Recently I put together a prototype of using Python code in Azure Databricks to clean-up data and then efficiently insert it into Azure Synapse Analytics (previously known as Azure Data Warehouse) tables. This post documents the relevant context information and then the technical detail on how to do it. There is plenty of published documentation on how to do this integration, but I wanted to also introduce the two main mechanisms to do it (PolyBase and the COPY statement), and specifically do append of rows, instead of rewriting Synapse tables, which is what you find in most links.
- Use virtual network service endpoints and rules for servers in Azure SQL Database (Microsoft docs)

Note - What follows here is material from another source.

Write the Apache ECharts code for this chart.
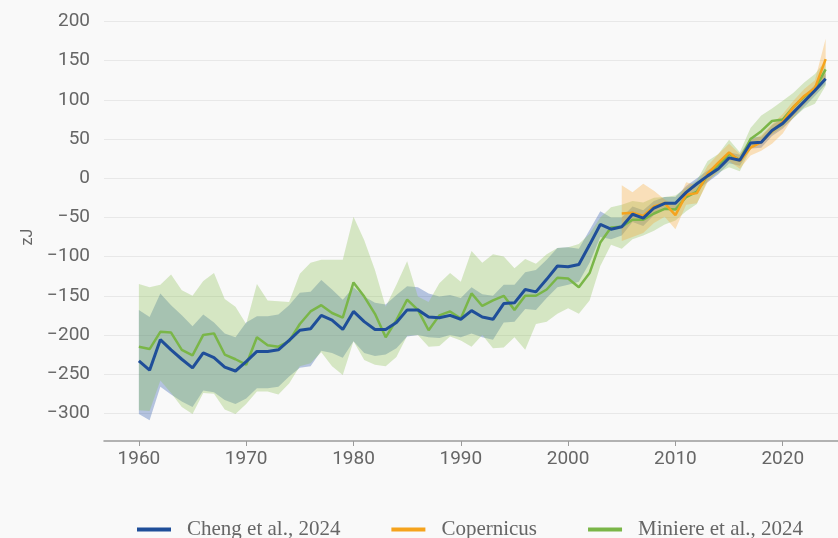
<!DOCTYPE html>
<html>
<head>
<meta charset="utf-8">
<script src="https://cdn.jsdelivr.net/npm/echarts@6/dist/echarts.min.js"></script>
<style>
html, body { margin: 0; padding: 0; background: #f9f9f9; }
#chart { width: 838px; height: 538px; }
</style>
</head>
<body>
<div id="chart"></div>
<script>
// years of the two long records
var years = [1960, 1961, 1962, 1963, 1964, 1965, 1966, 1967, 1968, 1969,
  1970, 1971, 1972, 1973, 1974, 1975, 1976, 1977, 1978, 1979,
  1980, 1981, 1982, 1983, 1984, 1985, 1986, 1987, 1988, 1989,
  1990, 1991, 1992, 1993, 1994, 1995, 1996, 1997, 1998, 1999,
  2000, 2001, 2002, 2003, 2004, 2005, 2006, 2007, 2008, 2009,
  2010, 2011, 2012, 2013, 2014, 2015, 2016, 2017, 2018, 2019,
  2020, 2021, 2022, 2023, 2024];

var cheng = [-233, -245, -206, -219, -231, -242, -223, -229, -241, -246,
  -234, -221, -221, -219, -207, -194, -192, -175, -181, -193,
  -170, -183, -193, -193, -184, -168, -168, -177, -178, -175,
  -180, -169, -177, -180, -160, -159, -142, -145, -129, -112,
  -113, -110, -85, -59, -65, -62, -46, -51, -38, -32,
  -32, -18, -7, 3, 12, 26, 23, 45, 46, 61,
  70, 84, 98, 112, 127];
var chengHi = [-168, -177, -147, -162, -175, -189, -174, -184, -198, -203,
  -184, -176, -176, -174, -162, -146, -145, -130, -142, -155,
  -139, -151, -159, -161, -149, -138, -139, -147, -151, -149,
  -153, -139, -148, -150, -136, -136, -120, -117, -104, -89,
  -88, -90, -66, -42, -50, -50, -36, -41, -29, -24,
  -24, -10, 0, 10, 19, 33, 30, 52, 53, 68,
  77, 91, 105, 119, 134];
var chengLo = [-301, -309, -266, -276, -285, -292, -271, -273, -283, -288,
  -281, -268, -268, -266, -253, -242, -240, -220, -223, -229,
  -208, -223, -227, -225, -217, -202, -200, -203, -204, -200,
  -203, -198, -203, -206, -184, -183, -167, -168, -153, -139,
  -136, -132, -108, -75, -78, -73, -56, -61, -47, -40,
  -40, -26, -15, -5, 5, 19, 16, 38, 39, 54,
  63, 77, 91, 105, 120];

var miniere = [-215, -218, -196, -197, -219, -226, -200, -198, -225, -231,
  -238, -203, -213, -215, -208, -186, -170, -162, -172, -178,
  -133, -151, -173, -203, -181, -155, -168, -194, -175, -170,
  -179, -147, -163, -156, -150, -168, -150, -150, -142, -127,
  -128, -139, -121, -82, -63, -62, -53, -53, -45, -39,
  -40, -24, -17, 4, 17, 31, 23, 50, 60, 73,
  75, 91, 104, 114, 139];
var miniereHi = [-135, -139, -136, -123, -143, -150, -131, -121, -154, -164,
  -186, -135, -156, -157, -158, -122, -108, -104, -104, -104,
  -49, -79, -117, -164, -136, -106, -151, -158, -134, -121,
  -132, -93, -108, -97, -100, -115, -103, -109, -97, -89,
  -88, -84, -71, -50, -37, -34, -29, -31, -25, -24,
  -22, -12, -3, 22, 31, 49, 33, 64, 80, 89,
  99, 109, 122, 133, 150];
var miniereLo = [-296, -297, -258, -274, -292, -301, -274, -275, -295, -301,
  -288, -272, -272, -276, -262, -240, -236, -222, -240, -251,
  -208, -232, -238, -240, -228, -201, -200, -215, -214, -202,
  -207, -215, -200, -217, -216, -203, -219, -186, -183, -173,
  -166, -173, -156, -112, -85, -90, -78, -73, -67, -59,
  -54, -42, -33, -3, 7, 14, 9, 37, 50, 56,
  65, 77, 89, 95, 118];

// Copernicus only starts in 2005
var copYears = [2005, 2006, 2007, 2008, 2009, 2010, 2011, 2012, 2013, 2014,
  2015, 2016, 2017, 2018, 2019, 2020, 2021, 2022, 2023, 2024];
var copernicus = [-45, -44, -48, -36, -32, -47, -21, -19, 6, 20,
  33, 22, 39, 46, 60, 72, 91, 105, 115, 152];
var copHi = [-9, -18, -7, -16, -27, -35, -5, -9, 16, 31,
  44, 31, 48, 55, 69, 82, 99, 114, 125, 178];
var copLo = [-80, -75, -70, -57, -49, -65, -34, -32, -5, 10,
  22, 12, 29, 35, 44, 57, 78, 94, 108, 125];

var decades = [1960, 1970, 1980, 1990, 2000, 2010, 2020];

var BLUE = '#1f4e99', ORANGE = '#f5a31d', GREEN = '#7ab648';
var tickFont = 'Roboto, "Noto Sans", sans-serif';
var legendFont = '"Liberation Serif", serif';

var chart = echarts.init(document.getElementById('chart'));

function pairs(xs, ys) {
  return xs.map(function (x, i) { return [x, ys[i]]; });
}

// uncertainty band: one polygon through the axis scales
function band(name, xs, lo, hi, fill, z) {
  return {
    type: 'custom',
    name: name,
    z: z,
    silent: true,
    data: xs.map(function (x, i) { return [x, lo[i], hi[i]]; }),
    encode: { x: 0, y: [1, 2] },
    renderItem: function (params, api) {
      if (params.dataIndex !== 0) return null;
      var pts = [];
      for (var i = 0; i < xs.length; i++) pts.push(api.coord([xs[i], hi[i]]));
      for (var j = xs.length - 1; j >= 0; j--) pts.push(api.coord([xs[j], lo[j]]));
      return { type: 'polygon', shape: { points: pts }, style: { fill: fill } };
    }
  };
}

function line(name, xs, ys, color, width, z) {
  return {
    type: 'line',
    name: name,
    z: z,
    color: color,
    data: pairs(xs, ys),
    symbol: 'none',
    lineStyle: { color: color, width: width },
    emphasis: { disabled: true }
  };
}

chart.setOption({
  animation: false,
  backgroundColor: '#f9f9f9',
  grid: { left: 104, right: 0, top: 21.5, bottom: 85.5 },
  legend: {
    data: ['Cheng et al., 2024', 'Copernicus', 'Miniere et al., 2024'],
    left: 137,
    top: 519,
    padding: 0,
    icon: 'rect',
    itemWidth: 34,
    itemHeight: 4,
    itemGap: 51,
    textStyle: { color: '#666', fontSize: 21, fontFamily: legendFont, padding: [0, 0, 0, 11] }
  },
  xAxis: {
    type: 'value',
    min: 1956.75,
    max: 2025.15,
    offset: -11.5,
    axisLine: { onZero: false, lineStyle: { color: '#9a9a9a', width: 1.5 } },
    axisTick: { customValues: decades, length: 5, lineStyle: { color: '#9a9a9a' } },
    axisLabel: {
      customValues: decades,
      color: '#666',
      fontSize: 19,
      fontFamily: tickFont,
      margin: 9,
      formatter: function (v) { return String(v); }
    },
    splitLine: { show: false }
  },
  yAxis: {
    type: 'value',
    min: -350,
    max: 200,
    interval: 50,
    name: 'zJ',
    nameLocation: 'middle',
    nameGap: 68,
    nameTextStyle: { color: '#666', fontSize: 16, fontFamily: tickFont },
    axisLine: { show: false },
    axisTick: { show: false },
    axisLabel: {
      showMinLabel: false,
      color: '#666',
      fontSize: 19,
      fontFamily: tickFont,
      margin: 14,
      formatter: function (v) { return String(v).replace('-', '\u2212'); }
    },
    splitLine: { showMinLine: false, lineStyle: { color: '#e8e8e8', width: 1 } }
  },
  series: [
    band('Cheng band', years, chengLo, chengHi, 'rgba(40,85,170,0.33)', 1),
    band('Miniere band', years, miniereLo, miniereHi, 'rgba(139,192,86,0.33)', 2),
    band('Copernicus band', copYears, copLo, copHi, 'rgba(247,163,37,0.3)', 3),
    line('Miniere et al., 2024', years, miniere, GREEN, 2.5, 4),
    line('Copernicus', copYears, copernicus, ORANGE, 2.5, 5),
    line('Cheng et al., 2024', years, cheng, BLUE, 3, 6)
  ]
});
</script>
</body>
</html>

- This page covers the case of when you have your data lake (Azure Storage) with accesses restricted to a VNet, and the steps in the section "Azure Synapse PolyBase and COPY statement" actually also give you some relevant context: "PolyBase and the COPY statement is commonly used to load data into Azure Synapse Analytics from Azure Storage accounts for high throughput data ingestion. If the Azure Storage account that you are loading data from limits access only to a set of VNet-subnets, connectivity when using PolyBase and the COPY statement to the storage account will break". Down in the example, it goes into creating External tables, and that's not something you actually need to create when you do it from Databricks with the COPY statement.
- Azure Synapse Analytics (Databricks documentation)
- This is perhaps the most complete page in terms of explaining how this works, but also more complex. Again it refers PolyBase and the COPY statement, and includes code, but the code provided creates a new table, instead of adding to existing tables. If you use the provided code to write to an existing table, it will actually overwrite the table and its schema.
- Loading from Azure Data Lake Store Gen 2 into Azure Synapse Analytics (Azure SQL DW) via Azure Databricks (medium post)
- A good post, simpler to understand than the Databricks one, and including info on how use OAuth 2.0 with Azure Storage, instead of using the Storage Key. Again the code overwrites data/rewrites existing Synapse tables.
- Tutorial: Extract, transform, and load data by using Azure Databricks (Microsoft docs)
- Finally, this is a step-by-step tutorial of how to do the end-to-end process. It uses Scala instead of Python, and again overwrites the destination tables. I followed the steps from here, specifically the section "Load data into Azure Synapse", and then did some modifications.